- **Records for the task**:
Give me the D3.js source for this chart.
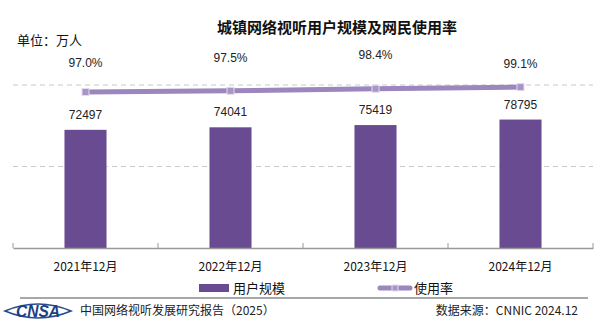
<!DOCTYPE html>
<html>
<head>
<meta charset="utf-8">
<script src="https://cdn.jsdelivr.net/npm/d3@7/dist/d3.min.js"></script>
<style>
  html, body { margin: 0; padding: 0; background: #fff; }
  svg { display: block; }
  text { font-family: "Liberation Sans", Arial, "Noto Sans CJK SC", sans-serif; }
  .cjk { font-family: "Noto Sans CJK SC", "Liberation Sans", sans-serif; }
</style>
</head>
<body>
<svg id="chart" width="600" height="332"></svg>
<script>
// Urban online audio-visual users (10k persons) and internet usage rate
const categories = ["2021年12月", "2022年12月", "2023年12月", "2024年12月"];
const users = [72497, 74041, 75419, 78795];
const rates = [97.0, 97.5, 98.4, 99.1];
const rateLabels = ["97.0%", "97.5%", "98.4%", "99.1%"];
const userTicks = [0, 50000, 100000];

// vertical nudge of each rate label above its point
const rateLabelDy = [-25, -29, -30, -19];

const W = 600, H = 332;
const margin = { left: 13, right: 7, top: 85, bottom: 84 };
const svg = d3.select("#chart");

const x = d3.scaleBand()
  .domain(categories)
  .range([margin.left, W - margin.right])
  .paddingInner(0.71)
  .paddingOuter(0.355);

const y = d3.scaleLinear().domain([0, 100000]).range([H - margin.bottom, margin.top]);
const yRate = d3.scaleLinear().domain([30, 100]).range([H - margin.bottom, margin.top]);

// title and unit
svg.append("text").attr("class", "cjk")
  .attr("x", 337).attr("y", 33)
  .attr("text-anchor", "middle")
  .attr("font-size", 15).attr("font-weight", "bold").attr("fill", "#111")
  .text("城镇网络视听用户规模及网民使用率");
svg.append("text").attr("class", "cjk")
  .attr("x", 17).attr("y", 45)
  .attr("font-size", 13).attr("fill", "#111")
  .text("单位：万人");

// dashed gridlines
svg.append("g").selectAll("line")
  .data(userTicks.filter(d => d > 0))
  .join("line")
  .attr("x1", margin.left).attr("x2", W - margin.right)
  .attr("y1", d => y(d)).attr("y2", d => y(d))
  .attr("stroke", "#c8c8c8").attr("stroke-width", 1)
  .attr("stroke-dasharray", "5,4");

// bars
svg.append("g").selectAll("rect")
  .data(users)
  .join("rect")
  .attr("x", (d, i) => x(categories[i]))
  .attr("width", x.bandwidth())
  .attr("y", d => y(d))
  .attr("height", d => y(0) - y(d))
  .attr("fill", "#694b92");

// bar value labels
svg.append("g").selectAll("text")
  .data(users)
  .join("text")
  .attr("x", (d, i) => x(categories[i]) + x.bandwidth() / 2)
  .attr("y", d => y(d) - 11)
  .attr("text-anchor", "middle")
  .attr("font-size", 12).attr("fill", "#222")
  .text(d => d);

// x axis
const xAxis = d3.axisBottom(x).tickSize(0).tickPadding(14);
const gx = svg.append("g")
  .attr("transform", `translate(0,${y(0)})`)
  .call(xAxis);
gx.select(".domain").attr("stroke", "#999").attr("stroke-width", 1.5);
gx.selectAll(".tick text")
  .attr("class", "cjk")
  .attr("font-size", 12).attr("fill", "#111");
// category boundary ticks
const bounds = d3.range(categories.length + 1).map(i => margin.left + i * x.step());
gx.append("g").selectAll("line")
  .data(bounds)
  .join("line")
  .attr("x1", d => d).attr("x2", d => d)
  .attr("y1", 0).attr("y2", -5)
  .attr("stroke", "#999").attr("stroke-width", 1);

// usage rate line
const cx = i => x(categories[i]) + x.bandwidth() / 2;
const line = d3.line()
  .x((d, i) => cx(i))
  .y(d => yRate(d));
svg.append("path")
  .datum(rates)
  .attr("d", line)
  .attr("fill", "none")
  .attr("stroke", "#9b86bd")
  .attr("stroke-width", 5);
svg.append("g").selectAll("rect")
  .data(rates)
  .join("rect")
  .attr("x", (d, i) => cx(i) - 3.5)
  .attr("y", d => yRate(d) - 3.5)
  .attr("width", 7).attr("height", 7)
  .attr("fill", "#a895c6")
  .attr("stroke", "#e2dcec").attr("stroke-width", 1);

svg.append("g").selectAll("text")
  .data(rates)
  .join("text")
  .attr("x", (d, i) => cx(i))
  .attr("y", (d, i) => yRate(d) + rateLabelDy[i])
  .attr("text-anchor", "middle")
  .attr("font-size", 12).attr("fill", "#222")
  .text((d, i) => rateLabels[i]);

// legend
const lg = svg.append("g");
lg.append("rect").attr("x", 199).attr("y", 284).attr("width", 30).attr("height", 8).attr("fill", "#694b92");
lg.append("text").attr("class", "cjk").attr("x", 233).attr("y", 293)
  .attr("font-size", 13).attr("fill", "#111").text("用户规模");
lg.append("line").attr("x1", 380).attr("x2", 410).attr("y1", 288).attr("y2", 288)
  .attr("stroke", "#9b86bd").attr("stroke-width", 5).attr("stroke-linecap", "round");
lg.append("rect").attr("x", 392).attr("y", 285).attr("width", 6).attr("height", 6)
  .attr("fill", "#a895c6").attr("stroke", "#e2dcec");
lg.append("text").attr("class", "cjk").attr("x", 414).attr("y", 293)
  .attr("font-size", 13).attr("fill", "#111").text("使用率");

// footer
svg.append("line").attr("x1", 20).attr("x2", 588).attr("y1", 298).attr("y2", 298)
  .attr("stroke", "#8a8a8a").attr("stroke-width", 1.5);

const logo = svg.append("g").attr("transform", "translate(38,311)");
logo.append("path")
  .attr("d", "M-33,0 Q0,-14 33,0 Q0,14 -33,0 Z")
  .attr("fill", "none").attr("stroke", "#2a4a8c").attr("stroke-width", 1.6);
logo.append("text")
  .attr("x", 0).attr("y", 5.5)
  .attr("text-anchor", "middle")
  .attr("font-size", 16).attr("font-weight", "bold")
  .attr("font-style", "italic")
  .attr("fill", "#213f86")
  .attr("textLength", 44).attr("lengthAdjust", "spacingAndGlyphs")
  .text("CNSA");

svg.append("text").attr("class", "cjk")
  .attr("x", 80).attr("y", 315)
  .attr("font-size", 12).attr("fill", "#222")
  .text("中国网络视听发展研究报告（2025）");
svg.append("text").attr("class", "cjk")
  .attr("x", 578).attr("y", 315)
  .attr("text-anchor", "end")
  .attr("font-size", 12).attr("fill", "#222")
  .text("数据来源：CNNIC  2024.12");
</script>
</body>
</html>
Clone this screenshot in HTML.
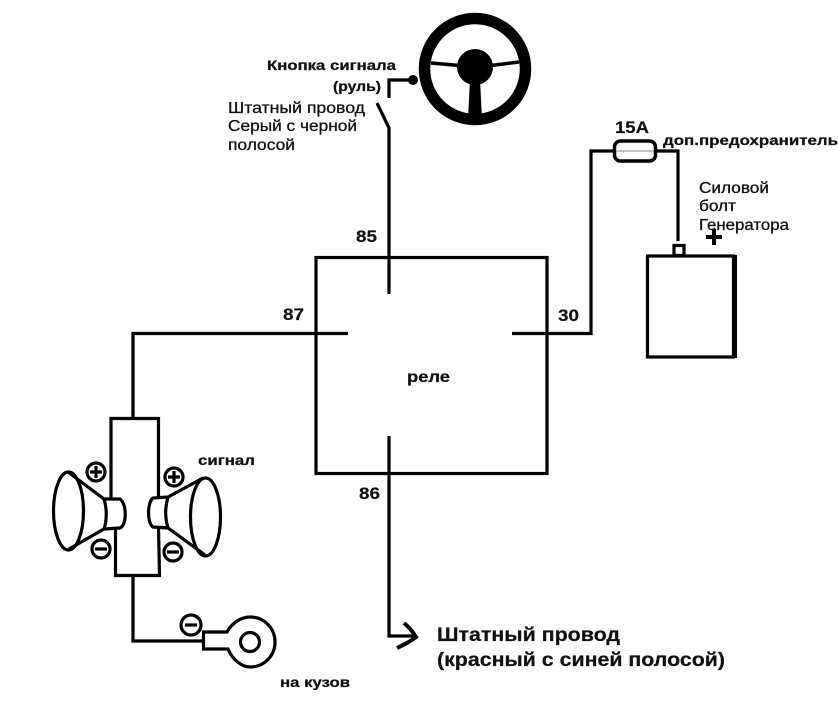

- **Task requirements**:
Repeat the data exactly, dropping every picture it holds.

- **Task output**:
Give me the D3.js source for this chart.
<!DOCTYPE html>
<html>
<head>
<meta charset="utf-8">
<script src="https://cdn.jsdelivr.net/npm/d3@7/dist/d3.min.js"></script>
<style>
  html, body { margin: 0; padding: 0; background: #fff; }
  svg { display: block; }
  text { font-family: "Liberation Sans", Arial, "Noto Sans CJK SC", sans-serif; }
  .cjk { font-family: "Noto Sans CJK SC", "Liberation Sans", sans-serif; }
</style>
</head>
<body>
<svg id="chart" width="600" height="332"></svg>
<script>
// Urban online audio-visual users (10k persons) and internet usage rate
const categories = ["2021年12月", "2022年12月", "2023年12月", "2024年12月"];
const users = [72497, 74041, 75419, 78795];
const rates = [97.0, 97.5, 98.4, 99.1];
const rateLabels = ["97.0%", "97.5%", "98.4%", "99.1%"];
const userTicks = [0, 50000, 100000];

// vertical nudge of each rate label above its point
const rateLabelDy = [-25, -29, -30, -19];

const W = 600, H = 332;
const margin = { left: 13, right: 7, top: 85, bottom: 84 };
const svg = d3.select("#chart");

const x = d3.scaleBand()
  .domain(categories)
  .range([margin.left, W - margin.right])
  .paddingInner(0.71)
  .paddingOuter(0.355);

const y = d3.scaleLinear().domain([0, 100000]).range([H - margin.bottom, margin.top]);
const yRate = d3.scaleLinear().domain([30, 100]).range([H - margin.bottom, margin.top]);

// title and unit
svg.append("text").attr("class", "cjk")
  .attr("x", 337).attr("y", 33)
  .attr("text-anchor", "middle")
  .attr("font-size", 15).attr("font-weight", "bold").attr("fill", "#111")
  .text("城镇网络视听用户规模及网民使用率");
svg.append("text").attr("class", "cjk")
  .attr("x", 17).attr("y", 45)
  .attr("font-size", 13).attr("fill", "#111")
  .text("单位：万人");

// dashed gridlines
svg.append("g").selectAll("line")
  .data(userTicks.filter(d => d > 0))
  .join("line")
  .attr("x1", margin.left).attr("x2", W - margin.right)
  .attr("y1", d => y(d)).attr("y2", d => y(d))
  .attr("stroke", "#c8c8c8").attr("stroke-width", 1)
  .attr("stroke-dasharray", "5,4");

// bars
svg.append("g").selectAll("rect")
  .data(users)
  .join("rect")
  .attr("x", (d, i) => x(categories[i]))
  .attr("width", x.bandwidth())
  .attr("y", d => y(d))
  .attr("height", d => y(0) - y(d))
  .attr("fill", "#694b92");

// bar value labels
svg.append("g").selectAll("text")
  .data(users)
  .join("text")
  .attr("x", (d, i) => x(categories[i]) + x.bandwidth() / 2)
  .attr("y", d => y(d) - 11)
  .attr("text-anchor", "middle")
  .attr("font-size", 12).attr("fill", "#222")
  .text(d => d);

// x axis
const xAxis = d3.axisBottom(x).tickSize(0).tickPadding(14);
const gx = svg.append("g")
  .attr("transform", `translate(0,${y(0)})`)
  .call(xAxis);
gx.select(".domain").attr("stroke", "#999").attr("stroke-width", 1.5);
gx.selectAll(".tick text")
  .attr("class", "cjk")
  .attr("font-size", 12).attr("fill", "#111");
// category boundary ticks
const bounds = d3.range(categories.length + 1).map(i => margin.left + i * x.step());
gx.append("g").selectAll("line")
  .data(bounds)
  .join("line")
  .attr("x1", d => d).attr("x2", d => d)
  .attr("y1", 0).attr("y2", -5)
  .attr("stroke", "#999").attr("stroke-width", 1);

// usage rate line
const cx = i => x(categories[i]) + x.bandwidth() / 2;
const line = d3.line()
  .x((d, i) => cx(i))
  .y(d => yRate(d));
svg.append("path")
  .datum(rates)
  .attr("d", line)
  .attr("fill", "none")
  .attr("stroke", "#9b86bd")
  .attr("stroke-width", 5);
svg.append("g").selectAll("rect")
  .data(rates)
  .join("rect")
  .attr("x", (d, i) => cx(i) - 3.5)
  .attr("y", d => yRate(d) - 3.5)
  .attr("width", 7).attr("height", 7)
  .attr("fill", "#a895c6")
  .attr("stroke", "#e2dcec").attr("stroke-width", 1);

svg.append("g").selectAll("text")
  .data(rates)
  .join("text")
  .attr("x", (d, i) => cx(i))
  .attr("y", (d, i) => yRate(d) + rateLabelDy[i])
  .attr("text-anchor", "middle")
  .attr("font-size", 12).attr("fill", "#222")
  .text((d, i) => rateLabels[i]);

// legend
const lg = svg.append("g");
lg.append("rect").attr("x", 199).attr("y", 284).attr("width", 30).attr("height", 8).attr("fill", "#694b92");
lg.append("text").attr("class", "cjk").attr("x", 233).attr("y", 293)
  .attr("font-size", 13).attr("fill", "#111").text("用户规模");
lg.append("line").attr("x1", 380).attr("x2", 410).attr("y1", 288).attr("y2", 288)
  .attr("stroke", "#9b86bd").attr("stroke-width", 5).attr("stroke-linecap", "round");
lg.append("rect").attr("x", 392).attr("y", 285).attr("width", 6).attr("height", 6)
  .attr("fill", "#a895c6").attr("stroke", "#e2dcec");
lg.append("text").attr("class", "cjk").attr("x", 414).attr("y", 293)
  .attr("font-size", 13).attr("fill", "#111").text("使用率");

// footer
svg.append("line").attr("x1", 20).attr("x2", 588).attr("y1", 298).attr("y2", 298)
  .attr("stroke", "#8a8a8a").attr("stroke-width", 1.5);

const logo = svg.append("g").attr("transform", "translate(38,311)");
logo.append("path")
  .attr("d", "M-33,0 Q0,-14 33,0 Q0,14 -33,0 Z")
  .attr("fill", "none").attr("stroke", "#2a4a8c").attr("stroke-width", 1.6);
logo.append("text")
  .attr("x", 0).attr("y", 5.5)
  .attr("text-anchor", "middle")
  .attr("font-size", 16).attr("font-weight", "bold")
  .attr("font-style", "italic")
  .attr("fill", "#213f86")
  .attr("textLength", 44).attr("lengthAdjust", "spacingAndGlyphs")
  .text("CNSA");

svg.append("text").attr("class", "cjk")
  .attr("x", 80).attr("y", 315)
  .attr("font-size", 12).attr("fill", "#222")
  .text("中国网络视听发展研究报告（2025）");
svg.append("text").attr("class", "cjk")
  .attr("x", 578).attr("y", 315)
  .attr("text-anchor", "end")
  .attr("font-size", 12).attr("fill", "#222")
  .text("数据来源：CNNIC  2024.12");
</script>
</body>
</html>
Clone this screenshot in HTML.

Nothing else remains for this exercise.